The Guardian • Issue #2031

The legacy of asbestos mining at Wittenoom

Wittenoom Gorge Mine

Wittenoom Gorge Mine – 1962. The mine in operation. The asbestos dust from the “bagging” room often cast a blue haze over the area. Breathing that dust was deadly for those that lived and worked there. Photo: Philip Schubert – (CC BY-ND 2.0)

“If the sugar refining company won’t come to my rescue/Who’s going to save me?” So goes the song Blue Sky Mine by Australian band Midnight oil. A song about the effects of asbestos mining on the workers and inhabitants of Wittenoom, a mine owned and run by sugar refining company CSR. Even when it became obvious that asbestos mining was detrimental to the health of the workers and was killing them they continued mining it until the mine was shut down in 1966 due to unprofitability and growing health concerns.

The health issues connected with the mining and use of asbestos were widely known by the 1930s yet this information was hidden by medical institutions. Asbestos was widely used by all branches of the military at the time so the government, with the help of medical institutions, embarked on possibly the worst act of indifference to worker’s health ever in Australia, through denial and cover-ups, it was a shameful act.

CSR operated the asbestos mine at Wittenoom from 1943 until its eventual closure in 1966. The first case of Mesothelioma was diagnosed in 1962 by the West Australian medical officer Dr Mc Nulty. He expressed his concern that the mine was being run in a manner detrimental to the health of the workers and inhabitants to both the CSR management and the west Australian government, but CSR threatened to shut the mine down if it was forced to spend money on safer mining processes so it continued until 1963.

It is incredulous that despite the many warnings from doctors and mining inspectors, CSR continued to run the mine and milling operations with little regard for dust suppression, which is now considered to be the reason for many premature deaths of former Wittenoom workers and inhabitants many years later.

During the 1970s Dr Janet Elder, Senior Chest Physician at the University of Department of Medicine at Sir Charles Gairdner Hospital, was horrified by the speed with which the new cases of mesothelioma and other asbestos-caused diseases were developing amongst the former Wittenoom workers. “The dreadful tragedy,” she recalls, “was that so many of its victims were very young and very fit when they went there.”

Over 2000 former workers and inhabitants eventually died from mesothelioma. Although compensation was eventually granted through the courts, for many it was too late, passing from the disease before they received anything.

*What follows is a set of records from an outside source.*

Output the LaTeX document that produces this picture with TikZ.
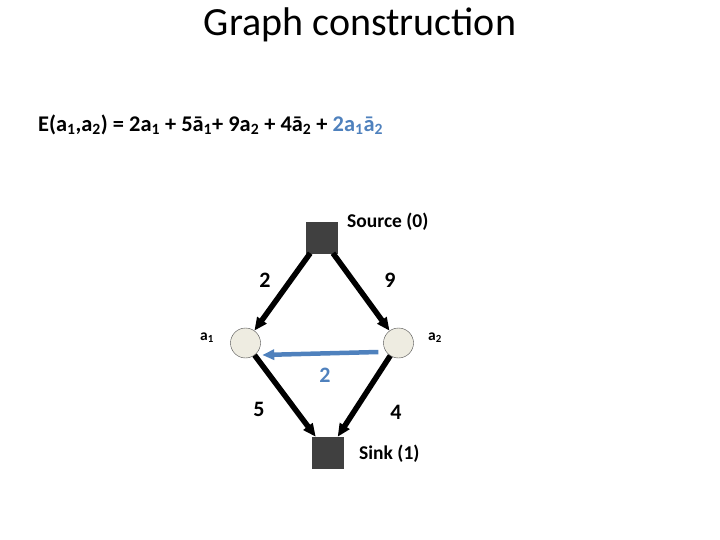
\documentclass[tikz,border=0pt]{standalone}
\usepackage{fontspec}
\setmainfont{Carlito}
\usepackage{xcolor}
\usetikzlibrary{arrows.meta,positioning}
\definecolor{termblue}{RGB}{79,129,189}
\definecolor{termnode}{RGB}{238,236,225}
\definecolor{termsq}{RGB}{64,64,64}
\newcommand{\subi}[1]{\textsubscript{#1}}

\begin{document}
\begin{tikzpicture}[x=1pt, y=-1pt,
  every node/.style={inner sep=0pt},
  term/.style={draw=black!75, fill=termsq, minimum size=31pt},
  var/.style={circle, draw=black!70, fill=termnode, minimum size=30pt},
  weight/.style={font=\bfseries\fontsize{22}{25}\selectfont},
  lbl/.style={font=\bfseries\fontsize{19.5}{22}\selectfont, anchor=west},
  arr/.style={-{Triangle[length=13pt, width=11pt]}, line width=5.5pt},
  pair/.style={-{Triangle[length=12pt, width=10pt]}, line width=4.5pt, draw=termblue}
]
\useasboundingbox (0,0) rectangle (720,540);
\node at (360,25) {\fontsize{40}{44}\selectfont Graph construction};
\node[anchor=west] at (38,125) {\bfseries\fontsize{22.4}{26}\selectfont
  E(a\subi{1},a\subi{2}) = 2a\subi{1} + 5ā\subi{1}+ 9a\subi{2} + 4ā\subi{2} +
  \textcolor{termblue}{2a\subi{1}ā\subi{2}}};

% terminals and variables
\node[term] (src) at (321.5,237.5) {};
\node[term] (snk) at (327.5,452.5) {};
\node[var] (a1) at (245.5,343) {};
\node[var] (a2) at (398.5,343) {};

\node[lbl] at (347,222) {Source (0)};
\node[lbl] at (359,454) {Sink (1)};
\node[font=\bfseries\fontsize{15.5}{18}\selectfont] at (207,338) {a\subi{1}};
\node[font=\bfseries\fontsize{15.5}{18}\selectfont] at (435,338) {a\subi{2}};

\draw[arr] (src) -- (a1);
\draw[arr] (src) -- (a2);
\draw[arr] (a1) -- (snk);
\draw[arr] (a2) -- (snk);
\draw[pair] ([shift={(-5pt,-9pt)}]a2.west) -- ([shift={(1.5pt,-12pt)}]a1.east);

\node[weight] at (265,280) {2};
\node[weight] at (390,280) {9};
\node[weight] at (259,409) {5};
\node[weight] at (396,412) {4};
\node[weight, text=termblue] at (325,375) {2};
\end{tikzpicture}
\end{document}
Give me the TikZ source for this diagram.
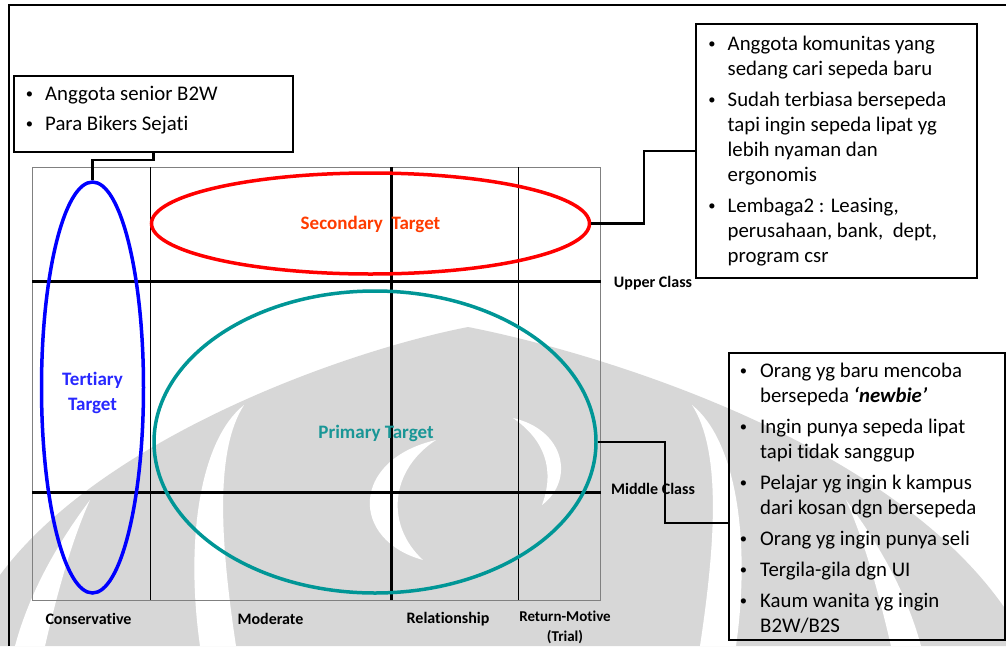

One of the legacies of this shameful example of capitalist greed and profit before people is that the Wittenoom area now has the dubious distinction of being the largest contaminated site in the southern hemisphere, estimates of remediation costs run into the hundreds of million dollars. The first custodians of the red-dirt country in the state’s Pilbara region are the Banjima people. Their land is still scarred by mountains of asbestos tailings.

The Banjima people have been unable to access their land and sacred sites for over sixty years due to the level of contamination and the fact that Hancock mining, owned by Gina Reinhardt, still holds an iron ore lease over the land in the Wittenoom gorge. It is a major concern to them that further damage may be done to sacred sites and artefacts.

Successive governments have focused on closing the town and removing residents from the area, but what the WA state government really needs to do is clean up the mess created by CSR, and send them the bill, so that the Banjima people can access the land they legally own again.